In a remarkable contrast to the large numbers of original documents from the ancient Egyptians, the
Christians do not have any original, sacred, inspired-by-god documents.
Matthew - No, trust us.
Mark - No, trust us.
Luke - No, trust us.
John - No, trust us.
Acts of the Apostles - No, trust us.
Romans - No, trust us.
1 Corinthians - No, trust us.
2 Corinthians - No, trust us.
Galatians - No, trust us.
Ephesians - No, trust us.
Philippians - No, trust us.
Colossians - No, trust us.
1 Thessalonians - No, trust us.
2 Thessalonians - No, trust us.
1 Timothy - No, trust us.
2 Timothy - No, trust us.
Titus - No, trust us.
Philemon - No, trust us.
Hebrews - No, trust us.
James - No, trust us.
1 Peter - No, trust us.
2 Peter - No, trust us.
1 John - No, trust us.
2 John - No, trust us.
3 John - No, trust us.
Jude - No, trust us.
Revelation - No, trust us.
This follows the tradition established by their holy predecessors who claim to have once had the official Ten Commandments, but lost them.
The practice was again repeated by Joseph Smith, Jr. when he held, and then translated the Golden Plates.
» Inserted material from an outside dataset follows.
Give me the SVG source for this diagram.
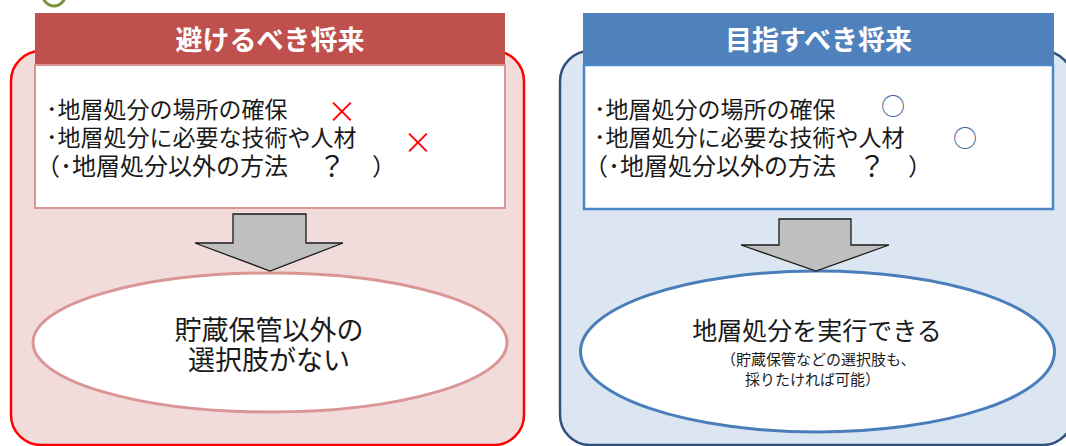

Smith eventually obtained
testimonies from eleven men, known as the Book of Mormon witnesses, who said they had seen the plates. After the translation was complete, Smith said he returned the plates to their angelic guardian.
All we have are nth generation copies
of all these
sacred documents.
But
many original ancient Egyptian document still exist , and they are
older than all the non-original New Testament copies,
older than the non-original Ten Commandments, and
older than the non-original copies of the Golden Plates. The Egyptians called their hieroglyphs "words of god".
http://en.wikipedia.org/wiki/Ancient...ian_literature
Is there a logical explanation for this?